STATED EXERCISE
Which lines hold the word "that"? Copy each of them.

.....

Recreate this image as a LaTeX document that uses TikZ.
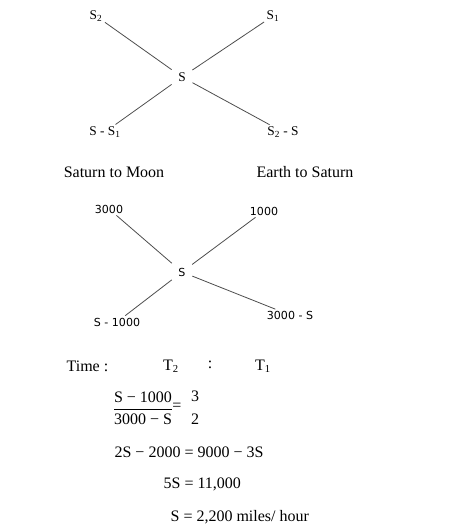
\documentclass[tikz,border=0pt]{standalone}
\usepackage{fontspec}
\setmainfont{Liberation Serif}
\newfontfamily\labelsans{DejaVu Sans}
\usetikzlibrary{positioning}
\definecolor{ink}{HTML}{000000}
\definecolor{legc}{HTML}{4D4D4D}

\begin{document}
\begin{tikzpicture}[
  x=0.75pt, y=-0.75pt,
  every node/.style={font=\fontsize{12}{14}\selectfont, color=ink, inner sep=1pt},
  tag/.style={font=\fontsize{10}{12}\selectfont, inner sep=0.5pt},
  numtag/.style={font=\labelsans\fontsize{8.3}{10}\selectfont, inner sep=0.5pt},
  hub/.style={inner sep=4pt},
  leg/.style={draw=legc, line width=0.6pt, shorten <=1.5pt, shorten >=1pt}
]
\useasboundingbox (0,0) rectangle (471,530);

% Upper cross
\node[tag, hub] (sa) at (182,77) {S};
\node[tag] (sa2)  at (96,16)   {S\textsubscript{2}};
\node[tag] (sa1)  at (273,16)  {S\textsubscript{1}};
\node[tag] (sas1) at (105,132) {S - S\textsubscript{1}};
\node[tag] (sa2s) at (283,132) {S\textsubscript{2} - S};

\foreach \a in {sa2, sa1, sas1, sa2s} {
  \draw[leg] (\a) -- (sa);
}

% Headings
\node (satmoon)  at (114,172) {Saturn to Moon};
\node (earthsat) at (305,172) {Earth to Saturn};

% Lower cross
\node[numtag, hub] (sb) at (182,272) {S};
\node[numtag] (sb3000)  at (109,209) {3000};
\node[numtag] (sb1000)  at (264,211) {1000};
\node[numtag] (sbminus) at (117,322) {S - 1000};
\node[numtag] (sbrest)  at (290,315) {3000 - S};

\foreach \a in {sb3000, sb1000, sbminus, sbrest} {
  \draw[leg] (\a) -- (sb);
}

% Time ratio
\node[anchor=west] (time) at (65,366) {Time :};
\node (t2)    at (171,366) {T\textsubscript{2}};
\node (colon) at (210,365) {:};
\node (t1)    at (263,366) {T\textsubscript{1}};

% Working
\node (frac)  at (143,408) {$\displaystyle\frac{\mbox{S − 1000}\rule[-3pt]{0pt}{3pt}}{\mbox{3000 − S}}$};
\node (eq)    at (177,407) {=};
\node (three) at (195,396) {3};
\node (two)   at (195,419) {2};
\node[anchor=west] (line1) at (113,452) {2S − 2000 = 9000 − 3S};
\node[anchor=west] (line2) at (162,484) {5S = 11,000};
\node[anchor=west] (line3) at (169,517) {S = 2,200 miles/ hour};

\end{tikzpicture}
\end{document}
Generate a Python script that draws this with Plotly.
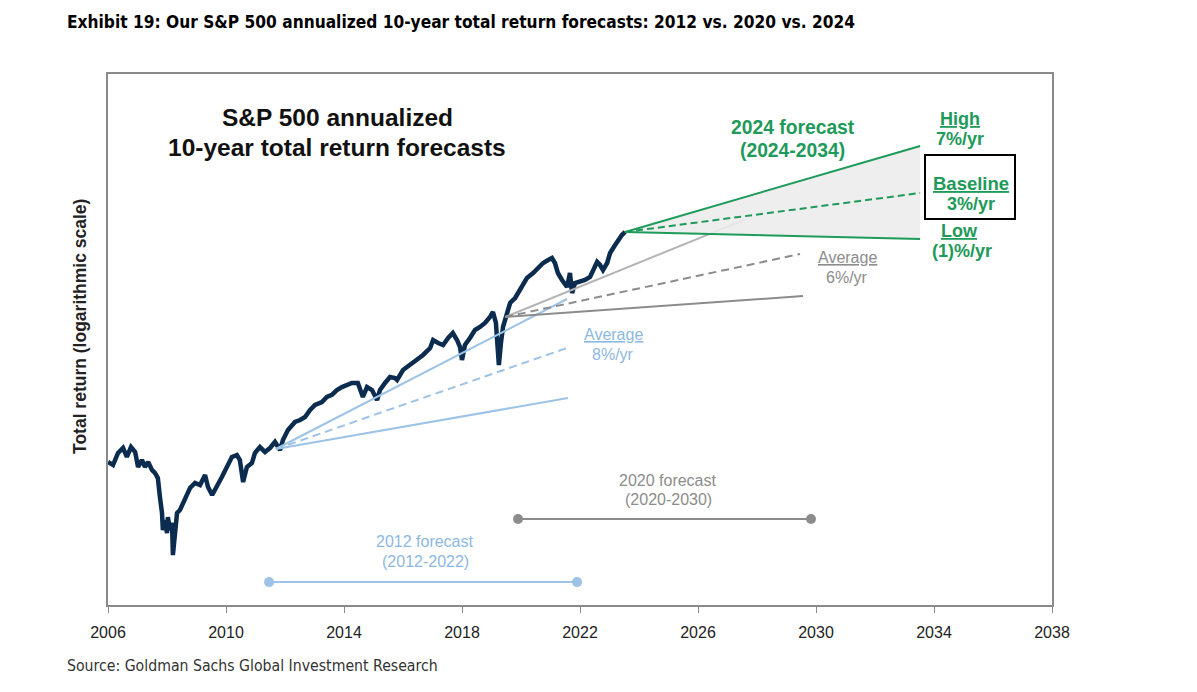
import plotly.graph_objects as go

# ---------------- data ----------------
# S&P 500 total return index (2006 = 100), decimal years
spx_years = [2006.00, 2006.17, 2006.34, 2006.51, 2006.64, 2006.78, 2006.92, 2007.02, 2007.15, 2007.25,
             2007.36, 2007.49, 2007.59, 2007.69, 2007.76, 2007.83, 2007.86, 2007.93, 2008.00, 2008.03,
             2008.10, 2008.17, 2008.20, 2008.27, 2008.34, 2008.44, 2008.61, 2008.78, 2008.95, 2009.12,
             2009.29, 2009.39, 2009.53, 2009.69, 2009.86, 2010.03, 2010.20, 2010.37, 2010.47, 2010.58,
             2010.71, 2010.88, 2010.98, 2011.15, 2011.32, 2011.49, 2011.66, 2011.83, 2011.93, 2012.10,
             2012.34, 2012.51, 2012.68, 2012.85, 2013.02, 2013.25, 2013.42, 2013.59, 2013.76, 2013.93,
             2014.10, 2014.27, 2014.47, 2014.64, 2014.78, 2014.95, 2015.12, 2015.22, 2015.39, 2015.56,
             2015.73, 2015.80, 2016.00, 2016.24, 2016.47, 2016.68, 2016.92, 2017.02, 2017.19, 2017.36,
             2017.53, 2017.69, 2017.83, 2017.93, 2018.00, 2018.10, 2018.27, 2018.44, 2018.61, 2018.78,
             2018.95, 2019.05, 2019.15, 2019.19, 2019.25, 2019.32, 2019.39, 2019.53, 2019.63, 2019.80,
             2019.90, 2020.03, 2020.20, 2020.41, 2020.58, 2020.75, 2020.92, 2021.05, 2021.15, 2021.25,
             2021.39, 2021.56, 2021.66, 2021.73, 2021.83, 2022.00, 2022.17, 2022.34, 2022.44, 2022.58,
             2022.68, 2022.78, 2022.92, 2023.02, 2023.19, 2023.29, 2023.42, 2023.53]
spx_values = [100.0, 97.8, 106.9, 110.9, 103.8, 111.7, 107.7, 96.4, 101.5, 96.4,
              100.0, 94.3, 92.2, 88.8, 77.2, 68.6, 60.4, 65.1, 59.1, 66.5,
              60.4, 63.7, 50.2, 60.4, 68.6, 70.1, 75.5, 82.5, 85.6, 84.3,
              90.8, 83.1, 78.3, 84.3, 89.5, 96.4, 103.8, 105.3, 101.5, 86.2,
              96.4, 99.3, 106.9, 111.7, 107.7, 110.9, 116.0, 109.3, 117.7, 126.7,
              134.5, 136.5, 139.5, 147.0, 152.5, 155.9, 161.8, 164.3, 170.4, 174.2,
              176.8, 179.5, 179.5, 161.8, 174.2, 170.4, 158.2, 170.4, 179.5, 187.6,
              186.2, 183.5, 197.6, 205.1, 212.8, 220.9, 232.6, 246.8, 241.3, 237.8,
              250.5, 259.9, 246.8, 234.4, 212.8, 237.8, 250.5, 265.7, 271.7, 279.9,
              292.6, 303.6, 279.9, 234.4, 205.1, 241.3, 271.7, 301.4, 324.5, 336.8,
              349.5, 370.8, 390.5, 405.3, 420.6, 436.4, 446.2, 452.9, 436.4, 405.3,
              384.8, 365.3, 405.3, 349.5, 376.3, 379.1, 384.8, 393.4, 414.3, 439.7,
              430.0, 414.3, 436.4, 469.9, 498.5, 517.3, 537.0, 549.1]

# 2012 forecast fan (start, end)
f2012_years = [2011.69, 2021.56]
f2012_high = [110.1, 334.3]
f2012_avg = [110.1, 232.6]
f2012_low_years = [2011.69, 2021.59]
f2012_low = [110.1, 160.6]

# 2020 forecast fan
f2020_high_years = [2019.46, 2027.59]
f2020_high = [292.6, 601.7]
f2020_avg_years = [2019.46, 2029.46]
f2020_avg = [292.6, 466.5]
f2020_low_years = [2019.46, 2029.56]
f2020_low = [292.6, 341.8]

# 2024 forecast fan
f2024_years = [2023.53, 2033.53]
f2024_high = [549.1, 1037.8]
f2024_base = [549.1, 732.8]
f2024_low = [549.1, 521.2]

# forecast period bars
bar2012_years = [2011.46, 2021.90]
bar2012_level = [41.1, 41.1]
bar2020_years = [2019.90, 2029.83]
bar2020_level = [65.6, 65.6]

x_ticks = [2006, 2010, 2014, 2018, 2022, 2026, 2030, 2034, 2038]

# ---------------- styles ----------------
NAVY = "#0B2C4F"
LBLUE = "#9DC3E6"
LBLUE_T = "#8DB8E2"
GRAY_L = "#B4B4B4"
GRAY_D = "#8C8C8C"
GREEN = "#1E9A5A"
FILLC = "rgba(236,236,236,0.88)"
ARIAL = "Liberation Sans, Arial, sans-serif"
NARROW = "Liberation Sans Narrow, DejaVu Sans Condensed, Roboto Condensed, Liberation Sans, sans-serif"

fig = go.Figure()

# S&P line
fig.add_trace(go.Scatter(x=spx_years, y=spx_values, mode="lines",
                         line=dict(color=NAVY, width=4.5), showlegend=False))

# 2012 fan
fig.add_trace(go.Scatter(x=f2012_years, y=f2012_high, mode="lines",
                         line=dict(color=LBLUE, width=2), showlegend=False))
fig.add_trace(go.Scatter(x=f2012_years, y=f2012_avg, mode="lines",
                         line=dict(color=LBLUE, width=2, dash="8px,5px"), showlegend=False))
fig.add_trace(go.Scatter(x=f2012_low_years, y=f2012_low, mode="lines",
                         line=dict(color=LBLUE, width=2), showlegend=False))

# 2020 fan
fig.add_trace(go.Scatter(x=f2020_high_years, y=f2020_high, mode="lines",
                         line=dict(color=GRAY_L, width=2), showlegend=False))
fig.add_trace(go.Scatter(x=f2020_avg_years, y=f2020_avg, mode="lines",
                         line=dict(color=GRAY_D, width=2, dash="8px,5px"), showlegend=False))
fig.add_trace(go.Scatter(x=f2020_low_years, y=f2020_low, mode="lines",
                         line=dict(color=GRAY_D, width=2), showlegend=False))

# shaded 2024 range (over the 2020 high line, as in the original)
fig.add_trace(go.Scatter(
    x=[f2024_years[0], f2024_years[1], f2024_years[1], f2024_years[0]],
    y=[f2024_high[0], f2024_high[1], f2024_low[1], f2024_low[0]],
    fill="toself", fillcolor=FILLC, line=dict(width=0), mode="lines",
    hoverinfo="skip", showlegend=False))

# 2024 fan
fig.add_trace(go.Scatter(x=f2024_years, y=f2024_high, mode="lines",
                         line=dict(color=GREEN, width=2), showlegend=False))
fig.add_trace(go.Scatter(x=f2024_years, y=f2024_base, mode="lines",
                         line=dict(color=GREEN, width=2, dash="7px,4px"), showlegend=False))
fig.add_trace(go.Scatter(x=f2024_years, y=f2024_low, mode="lines",
                         line=dict(color=GREEN, width=2), showlegend=False))

# period bars
fig.add_trace(go.Scatter(x=bar2012_years, y=bar2012_level, mode="lines+markers",
                         line=dict(color=LBLUE, width=2),
                         marker=dict(color=LBLUE, size=10), showlegend=False))
fig.add_trace(go.Scatter(x=bar2020_years, y=bar2020_level, mode="lines+markers",
                         line=dict(color=GRAY_D, width=2),
                         marker=dict(color=GRAY_D, size=10), showlegend=False))

# ---------------- text ----------------
L, R, T, B = 108, 1052, 74, 605


def ann(text, px, py, color, size, bold=False, family=ARIAL, xanchor="center", angle=0):
    if bold:
        text = "<b>" + text + "</b>"
    fig.add_annotation(text=text, xref="paper", yref="paper",
                       x=(px - L) / (R - L), y=(B - py) / (B - T),
                       xanchor=xanchor, yanchor="middle", showarrow=False,
                       textangle=angle,
                       font=dict(family=family, size=size, color=color))


ann("S&amp;P 500 annualized", 337, 118, "#111111", 24.5, True)
ann("10-year total return forecasts", 337, 147, "#111111", 24.5, True)
ann("2024 forecast", 793, 128, GREEN, 19.3, True)
ann("(2024-2034)", 792, 150, GREEN, 19.3, True)
ann("<u>High</u>", 960, 119, GREEN, 18, True)
ann("7%/yr", 960, 139, GREEN, 18, True)
ann("<u>Baseline</u>", 971, 183, GREEN, 18.5, True)
ann("3%/yr", 971, 204, GREEN, 18, True)
ann("<u>Low</u>", 959, 231, GREEN, 18, True)
ann("(1)%/yr", 962, 251, GREEN, 18, True)
ann("<u>Average</u>", 847, 257, GRAY_D, 16)
ann("6%/yr", 847, 277, GRAY_D, 16)
ann("<u>Average</u>", 613, 334, LBLUE_T, 16)
ann("8%/yr", 613, 354, LBLUE_T, 16)
ann("2012 forecast", 425, 541, LBLUE_T, 16)
ann("(2012-2022)", 425, 561, LBLUE_T, 16)
ann("2020 forecast", 668, 480, GRAY_D, 16)
ann("(2020-2030)", 668, 499, GRAY_D, 16)
ann("Total return (logarithmic scale)", 80, 327, "#222222", 17.5, True, angle=-90)
ann("Exhibit 19: Our S&amp;P 500 annualized 10-year total return forecasts: 2012 vs. 2020 vs. 2024",
    65, 22, "#000000", 17.2, True, family=NARROW, xanchor="left")
ann("Source: Goldman Sachs Global Investment Research", 65, 665, "#333333", 15.7,
    family=NARROW, xanchor="left")

# baseline box
fig.add_shape(type="rect", xref="paper", yref="paper",
              x0=(925 - L) / (R - L), x1=(1015 - L) / (R - L),
              y0=(B - 219) / (B - T), y1=(B - 155) / (B - T),
              line=dict(color="#000000", width=2), fillcolor="rgba(0,0,0,0)")

fig.update_layout(
    width=1197, height=692,
    margin=dict(l=L, r=1197 - R, t=T, b=692 - B),
    paper_bgcolor="white", plot_bgcolor="white",
    showlegend=False,
)
fig.update_xaxes(range=[2006, 2038], tickvals=x_ticks, ticktext=[str(t) for t in x_ticks],
                 showgrid=False, zeroline=False, showline=True, mirror=True,
                 linecolor="#8A8A8A", linewidth=1.5, ticks="outside", ticklen=6,
                 tickcolor="#8A8A8A", ticklabelstandoff=6,
                 tickfont=dict(family=ARIAL, size=16, color="#222222"))
fig.update_yaxes(type="log", range=[1.5402, 3.2476], showgrid=False, zeroline=False,
                 showline=True, mirror=True, linecolor="#8A8A8A", linewidth=1.5,
                 showticklabels=False, ticks="")

fig.write_html("out.html")
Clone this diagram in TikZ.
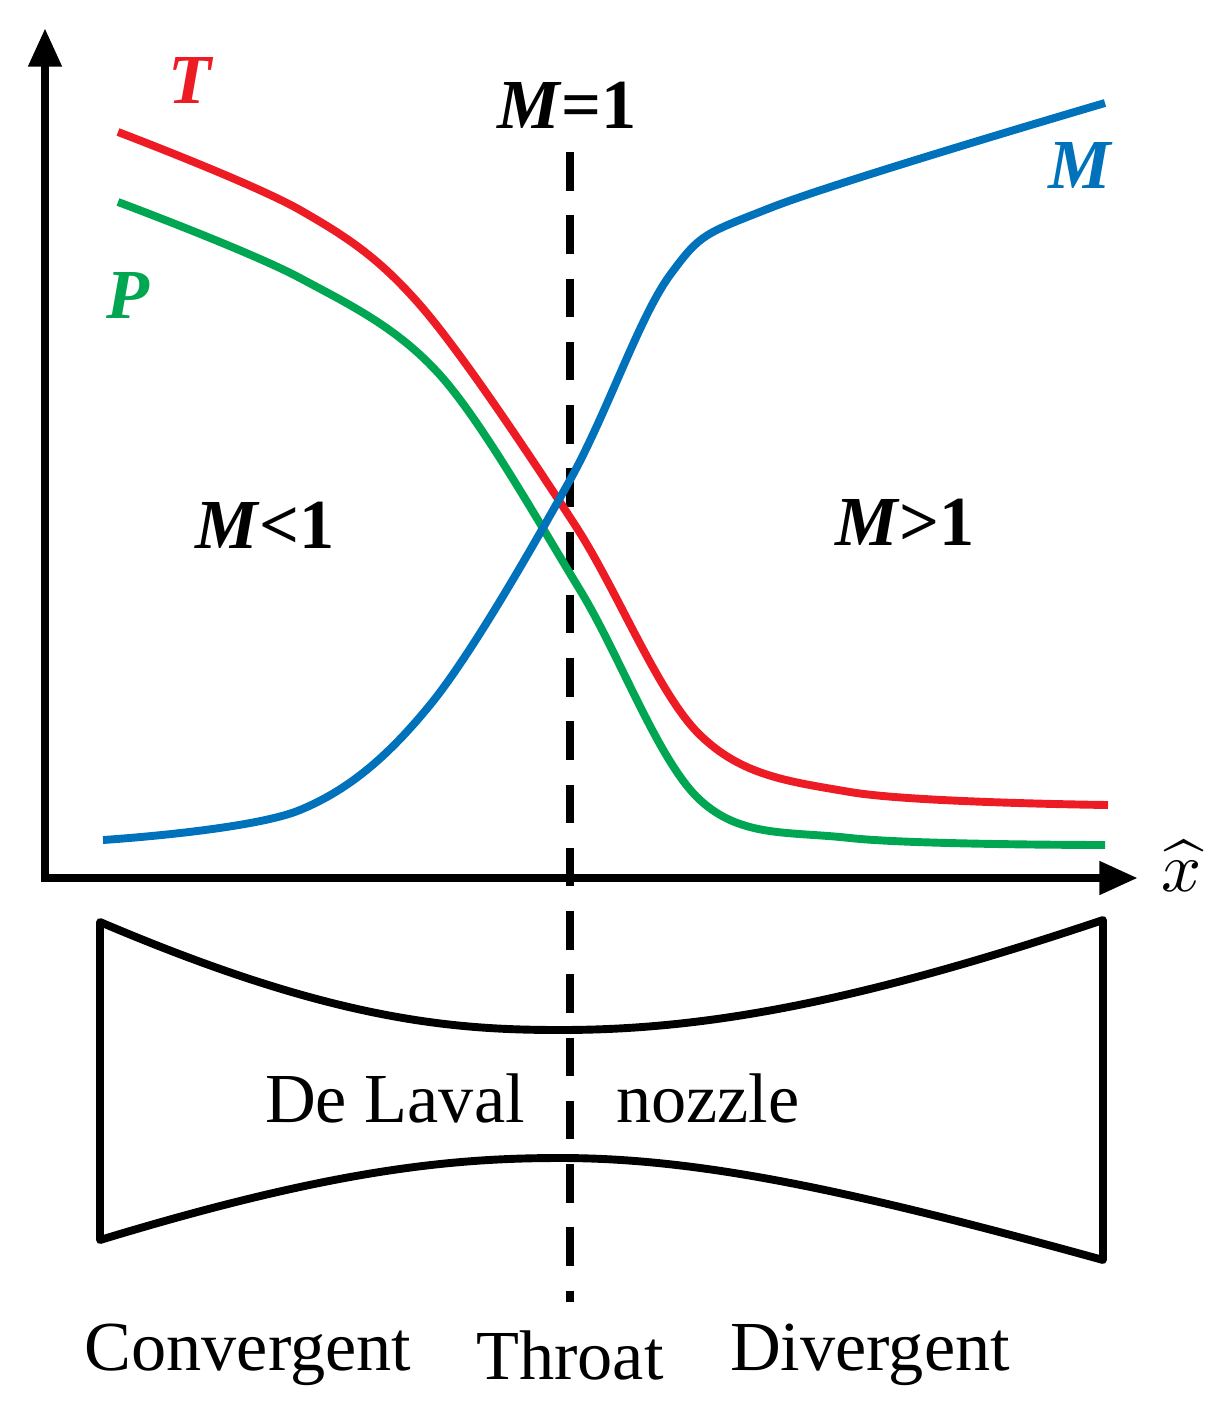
\documentclass[tikz,border=0pt]{standalone}
\usepackage{fontspec}
\setmainfont{Liberation Serif}
\usetikzlibrary{arrows.meta}
\definecolor{cT}{RGB}{237,28,36}
\definecolor{cP}{RGB}{0,166,81}
\definecolor{cM}{RGB}{0,114,188}
\tikzset{curve/.style={line width=4.5pt,smooth,tension=0.55},
lbl/.style={font=\fontsize{40}{44}\selectfont\bfseries\itshape},
txt/.style={font=\fontsize{40}{44}\selectfont},
axis/.style={line width=5pt,-{Triangle[length=22pt,width=18pt]}}}
\begin{document}
\begin{tikzpicture}[x=0.02cm,y=-0.02cm]
\useasboundingbox (0,0) rectangle (1214,1407);
\coordinate (o) at (45,878);
\coordinate (ytop) at (45,28);
\coordinate (xend) at (1138,878);
\draw[axis] (o) -- (ytop);
\draw[axis] ([xshift=-2.5pt]o) -- (xend);
\node[scale=4.0,inner sep=0pt] (xh) at (1182,866) {$\widehat{x}$};
\coordinate (d1) at (570,152);
\coordinate (d2) at (570,1302);
\draw[line width=4.5pt,dash pattern=on 22pt off 14pt] (d1) -- (d2);
\draw[curve,cT] plot coordinates {(118,132) (300,210) (420,305) (575,525) (700,735) (850,792) (1108,805)};
\draw[curve,cP] plot coordinates {(118,202) (300,278) (440,375) (580,590) (700,800) (850,838) (1105,845)};
\draw[curve,cM] plot coordinates {(103,840) (300,810) (430,705) (570,480) (670,275) (770,208) (1105,103)};
% nozzle
\draw[line width=4.5pt,line join=round] (100,922) .. controls (330,1020) and (450,1030) .. (560,1030) .. controls (700,1030) and (850,1005) .. (1103,920) -- (1103,1260) .. controls (850,1190) and (700,1158) .. (560,1158) .. controls (450,1158) and (330,1170) .. (100,1240) -- cycle;
\node[lbl,cT] (T) at (190,80) {T};
\node[lbl] (M1) at (567,105) {M\textup{=1}};
\node[lbl,cM] (M) at (1080,165) {M};
\node[lbl,cP] (P) at (128,295) {P};
\node[lbl] (Ml) at (265,525) {M\textup{<1}};
\node[lbl] (Mg) at (905,522) {M\textup{>1}};
\node[txt] (dl) at (395,1098) {De Laval};
\node[txt] (nz) at (708,1098) {nozzle};
\node[txt] (cv) at (248,1355) {Convergent};
\node[txt] (th) at (570,1355) {Throat};
\node[txt] (dv) at (870,1355) {Divergent};
\end{tikzpicture}
\end{document}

.....

REPLY TO THE EXERCISE
Recreate this image as a LaTeX document that uses TikZ.
Generate a Python script that draws this with Plotly.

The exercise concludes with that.